Une telle rédaction serait contraire à la directive (UE) 2019/1937 du Parlement européen et du Conseil du 23 octobre 2019 sur la protection des personnes qui signalent des violations du droit de l’Union. En effet, pour ce qui est des violations entrant dans son champ matériel d’application, cette directive exige non seulement que l’auteur d’un signalement interne reçoive un accusé de réception, puis un retour d’informations dans un délai maximal de trois mois, mais aussi que le signalement interne puisse être effectué « par écrit ou oralement, ou les deux », y compris par le biais d’une rencontre en personne si l’auteur du signalement en fait la demande. Ces exigences sont incompatibles avec l’anonymat du lanceur d’alerte.

En outre, l'on ne saurait appliquer aux lanceurs d'alerte anonymes des mesures de protection identiques à celles des autres lanceurs d'alerte.
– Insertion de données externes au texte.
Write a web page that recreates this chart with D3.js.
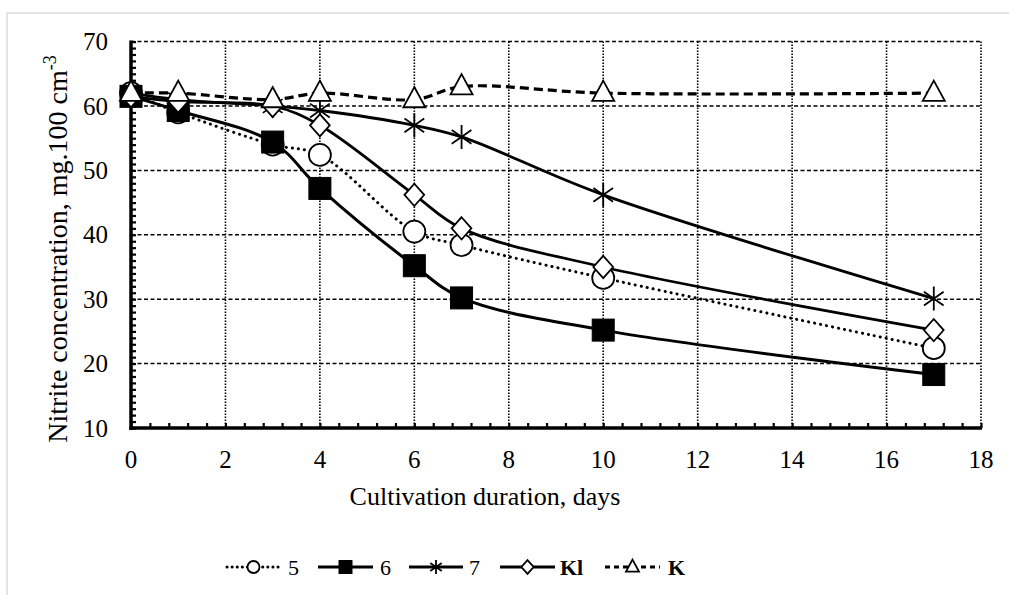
<!DOCTYPE html>
<html>
<head>
<meta charset="utf-8">
<script src="https://cdn.jsdelivr.net/npm/d3@7"></script>
<style>
  html, body { margin: 0; padding: 0; background: #fff; }
  svg { display: block; }
  text { font-family: "Liberation Serif", "Times New Roman", serif; fill: #000; }
</style>
</head>
<body>
<svg id="chart" width="1009" height="595"></svg>
<script>
// ---- data ----
const days = [0, 1, 3, 4, 6, 7, 10, 17];
const s5  = [62, 59, 54, 52.4, 40.5, 38.4, 33.3, 22.4];
const s6  = [61.5, 59.3, 54.4, 47.2, 35.2, 30.2, 25.2, 18.3];
const s7  = [62, 61, 60, 59.3, 57, 55.2, 46.2, 30.1];
const sKl = [61.5, 60.7, 60, 57, 46.2, 41, 35, 25.2];
const sK  = [62, 62, 61, 62, 61, 63, 62, 62];
const seriesNames = ["5", "6", "7", "Kl", "K"];
const xTicks = [0, 2, 4, 6, 8, 10, 12, 14, 16, 18];
const yTicks = [10, 20, 30, 40, 50, 60, 70];

(function () {
const svg = d3.select("#chart");
const W = 1009, H = 595;
const pL = 131, pR = 981, pT = 41.6, pB = 428;

const x = d3.scaleLinear().domain([0, 18]).range([pL, pR]);
const y = d3.scaleLinear().domain([10, 70]).range([pB, pT]);

// outer light frame
svg.append("line").attr("x1", 7).attr("x2", W).attr("y1", 13).attr("y2", 13)
  .attr("stroke", "#d9d9d9").attr("stroke-width", 1.5);
svg.append("line").attr("x1", 7).attr("x2", 7).attr("y1", 13).attr("y2", H)
  .attr("stroke", "#d9d9d9").attr("stroke-width", 1.5);

// gridlines
const grid = svg.append("g");
grid.append("g").selectAll("line").data(yTicks.filter(d => d > 10)).join("line")
  .attr("x1", pL).attr("x2", pR)
  .attr("y1", d => y(d)).attr("y2", d => y(d))
  .attr("stroke", "#000").attr("stroke-width", 1.5)
  .attr("stroke-dasharray", "4,2.5");
grid.append("g").selectAll("line").data(xTicks.filter(d => d > 0)).join("line")
  .attr("x1", d => x(d)).attr("x2", d => x(d))
  .attr("y1", pT).attr("y2", pB)
  .attr("stroke", "#000").attr("stroke-width", 1.6)
  .attr("stroke-dasharray", "1.5,1.5");

// axes (minor ticks inward)
const yMinor = d3.range(10, 70.01, 1);
const xMinor = d3.range(0, 18.01, 0.4);
const yAxis = d3.axisRight(y).tickValues(yMinor).tickSize(5).tickFormat("");
const xAxis = d3.axisTop(x).tickValues(xMinor).tickSize(5).tickFormat("");
const gy = svg.append("g").attr("transform", `translate(${pL},0)`).call(yAxis);
const gx = svg.append("g").attr("transform", `translate(0,${pB})`).call(xAxis);
[gy, gx].forEach(g => {
  g.select(".domain").remove();
  g.selectAll(".tick line").attr("stroke", "#000").attr("stroke-width", 2.2);
});
svg.append("line").attr("x1", pL).attr("x2", pL).attr("y1", pT - 1).attr("y2", pB + 2)
  .attr("stroke", "#000").attr("stroke-width", 3.5);
svg.append("line").attr("x1", pL - 1.5).attr("x2", pR + 1).attr("y1", pB).attr("y2", pB)
  .attr("stroke", "#000").attr("stroke-width", 3.5);

// tick labels
svg.append("g").selectAll("text").data(yTicks).join("text")
  .attr("x", 108).attr("y", d => y(d) + 8.5)
  .attr("text-anchor", "end").attr("font-size", 25).text(d => d);
svg.append("g").selectAll("text").data(xTicks).join("text")
  .attr("x", d => x(d)).attr("y", 468)
  .attr("text-anchor", "middle").attr("font-size", 25).text(d => d);

// axis titles
svg.append("text").attr("x", 485).attr("y", 505)
  .attr("text-anchor", "middle").attr("font-size", 26)
  .text("Cultivation duration, days");
const yt = svg.append("text")
  .attr("transform", "translate(67,249) rotate(-90)")
  .attr("text-anchor", "middle").attr("font-size", 28);
yt.append("tspan").text("Nitrite concentration, mg.100 cm");
yt.append("tspan").attr("dy", -11).attr("font-size", 18).text("-3");

// markers
function drawMarker(g, type, cx, cy, s) {
  const sw = 1.8;
  if (type === "circle") {
    g.append("circle").attr("cx", cx).attr("cy", cy).attr("r", s / 2)
      .attr("fill", "#fff").attr("stroke", "#000").attr("stroke-width", sw);
  } else if (type === "square") {
    g.append("rect").attr("x", cx - s / 2).attr("y", cy - s / 2).attr("width", s).attr("height", s)
      .attr("fill", "#000").attr("stroke", "#000").attr("stroke-width", 1);
  } else if (type === "diamond") {
    const hw = s * 0.47, hh = s * 0.53;
    g.append("path").attr("d", `M${cx},${cy - hh}L${cx + hw},${cy}L${cx},${cy + hh}L${cx - hw},${cy}Z`)
      .attr("fill", "#fff").attr("stroke", "#000").attr("stroke-width", sw);
  } else if (type === "triangle") {
    const hw = s / 2, h = s * 0.92;
    g.append("path").attr("d", `M${cx},${cy - h * 0.62}L${cx + hw},${cy + h * 0.38}L${cx - hw},${cy + h * 0.38}Z`)
      .attr("fill", "#fff").attr("stroke", "#000").attr("stroke-width", sw);
  } else if (type === "star") {
    const r = s / 2;
    const a = 35 * Math.PI / 180;
    const dx = r * Math.cos(a), dy = r * Math.sin(a);
    g.append("path").attr("d",
      `M${cx},${cy - r}L${cx},${cy + r}M${cx - dx},${cy - dy}L${cx + dx},${cy + dy}M${cx - dx},${cy + dy}L${cx + dx},${cy - dy}`)
      .attr("fill", "none").attr("stroke", "#000").attr("stroke-width", sw);
  }
}

const series = [
  { name: seriesNames[0], vals: s5,  marker: "circle",   dash: "0.1,6",  width: 3,   cap: "round", size: 22, lsize: 12 },
  { name: seriesNames[1], vals: s6,  marker: "square",   dash: null,     width: 3,   cap: "butt",  size: 22, lsize: 13 },
  { name: seriesNames[2], vals: s7,  marker: "star",     dash: null,     width: 2.8, cap: "butt",  size: 24, lsize: 14 },
  { name: seriesNames[3], vals: sKl, marker: "diamond",  dash: null,     width: 2.8, cap: "butt",  size: 21, lsize: 13 },
  { name: seriesNames[4], vals: sK,  marker: "triangle", dash: "9,5",    width: 3.2, cap: "butt",  size: 22, lsize: 13 }
];

const line = d3.line().x(d => x(d[0])).y(d => y(d[1])).curve(d3.curveCatmullRom.alpha(0.5));

series.forEach(s => {
  const g = svg.append("g");
  const pts = days.map((d, i) => [d, s.vals[i]]);
  g.append("path").attr("d", line(pts)).attr("fill", "none")
    .attr("stroke", "#000").attr("stroke-width", s.width)
    .attr("stroke-linecap", s.cap)
    .attr("stroke-dasharray", s.dash);
  pts.forEach(p => drawMarker(g, s.marker, x(p[0]), y(p[1]), s.size));
});

// legend
const legY = 567;
const legItems = [
  { x0: 227, x1: 280, tx: 288 },
  { x0: 318, x1: 373, tx: 380 },
  { x0: 409, x1: 463, tx: 469 },
  { x0: 500, x1: 555, tx: 560 },
  { x0: 605, x1: 660, tx: 668 }
];
series.forEach((s, i) => {
  const it = legItems[i];
  const g = svg.append("g");
  g.append("line").attr("x1", it.x0).attr("x2", it.x1).attr("y1", legY).attr("y2", legY)
    .attr("stroke", "#000").attr("stroke-width", s.width)
    .attr("stroke-linecap", s.cap)
    .attr("stroke-dasharray", s.dash === "9,5" ? "5,4" : (s.dash ? "0.1,5" : null));
  drawMarker(g, s.marker, (it.x0 + it.x1) / 2, legY, s.lsize);
  g.append("text").attr("x", it.tx).attr("y", legY + 8)
    .attr("font-size", 22)
    .attr("font-weight", (s.name === "Kl" || s.name === "K") ? "bold" : "normal")
    .text(s.name);
});
})();
</script>
</body>
</html>
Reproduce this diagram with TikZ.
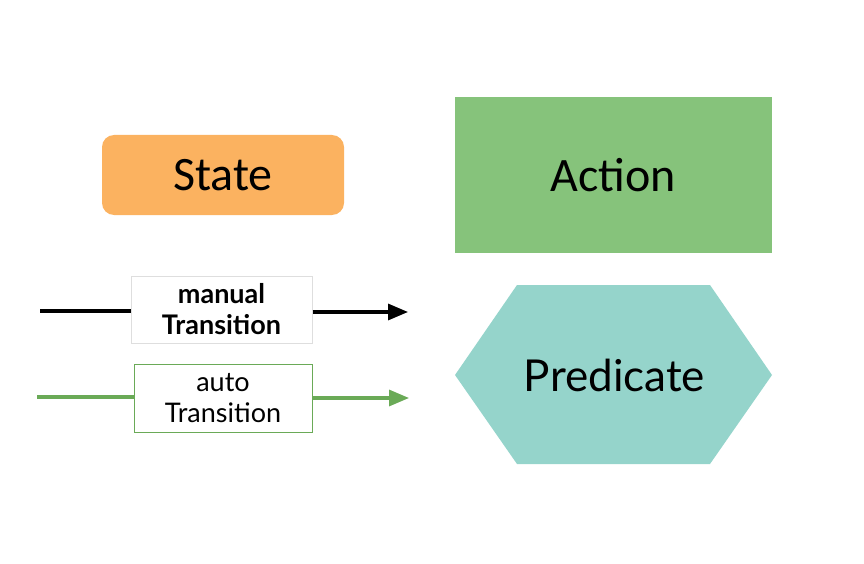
\documentclass[tikz,border=0pt]{standalone}
\usepackage{fontspec}
\setmainfont{Lato}
\newfontfamily\calib{Carlito}
\usetikzlibrary{arrows.meta}
\definecolor{stateorange}{RGB}{251,178,96}
\definecolor{actiongreen}{RGB}{134,195,123}
\definecolor{predteal}{RGB}{149,212,203}
\definecolor{autogreen}{RGB}{106,170,87}
\definecolor{lightborder}{RGB}{222,222,222}
\tikzset{
  statebox/.style={draw=none, fill=stateorange, rounded corners=12pt, minimum width=242pt, minimum height=80pt, font=\calib\fontsize{48}{52}\selectfont, inner sep=0pt},
  actionbox/.style={draw=none, fill=actiongreen, minimum width=317pt, minimum height=156pt, font=\calib\fontsize{48}{52}\selectfont, inner sep=0pt},
  transbox/.style={fill=white, line width=1pt, inner sep=0pt, align=center, font=\fontsize{27}{31}\selectfont},
  conn/.style={line width=3.2pt},
  tip/.style={-{Triangle[length=20pt,width=16pt]}}
}
\begin{document}
\begin{tikzpicture}[x=1pt,y=-1pt]
\useasboundingbox (0,0) rectangle (864,564);
% State and Action
\node[statebox] (state) at (223,175) {State};
\node[actionbox] (action) at (613.5,175) {Action};
% Predicate hexagon
\coordinate (p1) at (455,375);
\coordinate (p2) at (517,285);
\coordinate (p3) at (710,285);
\coordinate (p4) at (772,375);
\coordinate (p5) at (710,464);
\coordinate (p6) at (517,464);
\fill[predteal] (p1) -- (p2) -- (p3) -- (p4) -- (p5) -- (p6) -- cycle;
\node[font=\fontsize{44}{48}\selectfont, inner sep=0pt] (pred) at (614.5,375) {Predicate};
% manual transition
\node[transbox, draw=lightborder, minimum width=181pt, minimum height=67pt, font=\bfseries\fontsize{27}{31}\selectfont] (mbox) at (221.5,309.5) {manual\\Transition};
\coordinate (m0) at (40,311);
\coordinate (m1) at (408,312);
\draw[conn, black] (m0) -- (mbox.west |- m0);
\draw[conn, black, tip] (mbox.east |- m1) -- (m1);
% auto transition
\node[transbox, draw=autogreen, minimum width=178pt, minimum height=68pt] (abox) at (223,398) {auto\\Transition};
\coordinate (a0) at (37,397);
\coordinate (a1) at (409,398);
\draw[conn, autogreen] (a0) -- (abox.west |- a0);
\draw[conn, autogreen, tip] (abox.east |- a1) -- (a1);
\end{tikzpicture}
\end{document}
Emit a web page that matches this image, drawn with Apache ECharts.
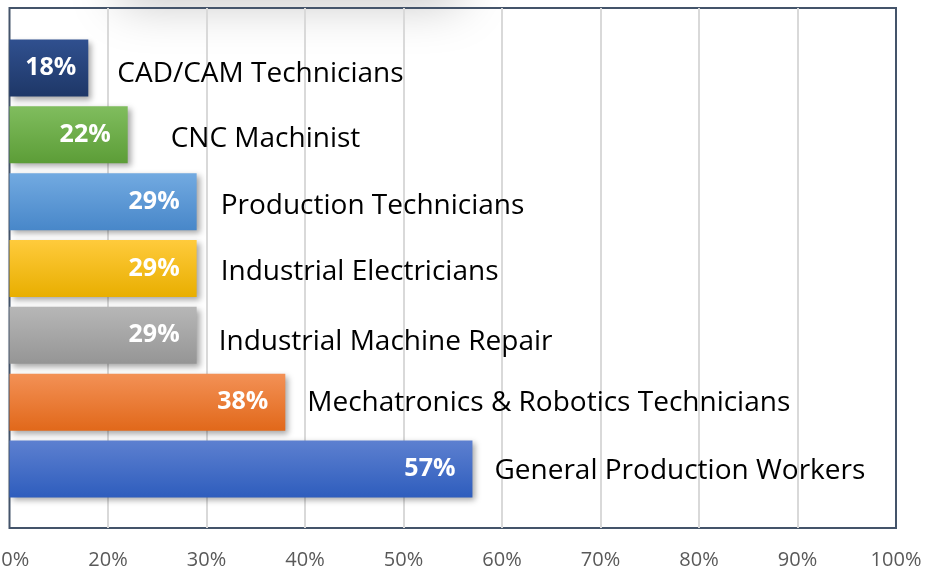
<!DOCTYPE html>
<html>
<head>
<meta charset="utf-8">
<script src="https://cdn.jsdelivr.net/npm/echarts@6/dist/echarts.min.js"></script>
<style>
  html, body { margin: 0; padding: 0; background: #fff; }
  #chart { width: 925px; height: 570px; }
</style>
</head>
<body>
<div id="chart"></div>
<script>
// data
const categories = [
  'CAD/CAM Technicians',
  'CNC Machinist',
  'Production Technicians',
  'Industrial Electricians',
  'Industrial Machine Repair',
  'Mechatronics & Robotics Technicians',
  'General Production Workers'
]
const shares = [18, 22, 29, 29, 29, 38, 57]

// looks
const barColors = [
  ['#30508f', '#1e3767'],
  ['#80bd5e', '#5c9d37'],
  ['#72aae1', '#4887c9'],
  ['#ffcb3c', '#e8ae00'],
  ['#b7b7b7', '#959595'],
  ['#f39156', '#e1681a'],
  ['#5d80d0', '#2e5dbd']
]
const nameGap = [29, 43, 24, 24, 22, 22, 22]
const nameShift = [6, 4, 4, 4, 7, 1, 2]
const valueInset = [12, 17, 17, 17, 17, 17, 17]
const font = '"Open Sans", Lato, sans-serif'

const chart = echarts.init(document.getElementById('chart'))

const grad = c => new echarts.graphic.LinearGradient(0, 0, 0, 1, [
  { offset: 0, color: c[0] },
  { offset: 1, color: c[1] }
])

const barData = shares.map((v, i) => ({
  value: v,
  itemStyle: {
    color: grad(barColors[i]),
    shadowColor: 'rgba(0,0,0,0.35)',
    shadowBlur: 6,
    shadowOffsetX: 3,
    shadowOffsetY: 3
  },
  label: { distance: valueInset[i] }
}))

const nameData = shares.map((v, i) => ({
  value: v,
  label: { distance: nameGap[i], offset: [0, nameShift[i]] }
}))

const option = {
  animation: false,
  graphic: [
    {
      // soft grey smudge along the top edge
      type: 'rect',
      z: -10,
      shape: { x: 120, y: -60, width: 340, height: 50 },
      style: {
        fill: '#999',
        shadowColor: 'rgba(0,0,0,0.25)',
        shadowBlur: 50,
        shadowOffsetY: 12
      }
    }
  ],
  grid: [
    {
      left: 9.5, right: 29, top: 8, bottom: 42,
      show: true,
      borderColor: '#44546a',
      borderWidth: 2,
      containLabel: false,
      outerBoundsMode: 'none'
    },
    {
      left: 9.5, right: 29, top: 34.6, bottom: 67.6,
      containLabel: false,
      outerBoundsMode: 'none'
    }
  ],
  xAxis: [
    {
      gridIndex: 0,
      type: 'value',
      min: 10,
      max: 100,
      interval: 10,
      axisLine: { show: false },
      axisTick: { show: false },
      axisLabel: {
        formatter: '{value}%',
        color: '#595959',
        fontFamily: font,
        fontSize: 20,
        margin: 22,
        hideOverlap: false
      },
      splitLine: {
        showMinLine: false,
        showMaxLine: false,
        lineStyle: { color: '#d9d9d9', width: 2 }
      }
    },
    {
      gridIndex: 1,
      type: 'value',
      min: 10,
      max: 100,
      show: false
    }
  ],
  yAxis: [
    { gridIndex: 0, type: 'category', data: categories, show: false },
    { gridIndex: 1, type: 'category', data: categories, inverse: true, show: false }
  ],
  series: [
    {
      type: 'bar',
      xAxisIndex: 1,
      yAxisIndex: 1,
      barWidth: 57,
      barGap: '-100%',
      data: barData,
      label: {
        show: true,
        position: 'insideRight',
        formatter: '{c}%',
        color: '#fff',
        fontWeight: 'bold',
        fontFamily: font,
        fontSize: 25
      }
    },
    {
      type: 'bar',
      xAxisIndex: 1,
      yAxisIndex: 1,
      barWidth: 57,
      barGap: '-100%',
      silent: true,
      data: nameData,
      itemStyle: { color: 'rgba(0,0,0,0)' },
      label: {
        show: true,
        position: 'right',
        formatter: p => categories[p.dataIndex],
        color: '#000',
        fontFamily: font,
        fontSize: 28
      }
    }
  ]
}

chart.setOption(option)
</script>
</body>
</html>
En particulier, dans le régime général, les lanceurs d'alerte ne peuvent divulguer publiquement les informations dont ils disposent, tout en bénéficiant des mesures de protection, qu'à la condition (sauf exceptions) d'avoir préalablement effectué un signalement et laissé à l'autorité compétente le temps nécessaire pour y apporter une réponse appropriée et la lui faire connaître. Ces dispositions seraient dépourvues de sens en ce qui concerne les lanceurs d'alerte anonymes, qui ne peuvent recevoir aucun retour d'informations.

Afin de concilier ces exigences opposées, le présent amendement prévoit que la procédure interne de recueil et de traitement des signalements établie par les entités soumises au contrôle de l'AMF et de l'ACPR doit permettre le recueil et le traitement des signalements anonymes, de manière à garantir l'anonymat de leur auteur. Dans ce cas, les règles relatives à la divulgation d'informations après un signalement préalable ne seraient pas applicables.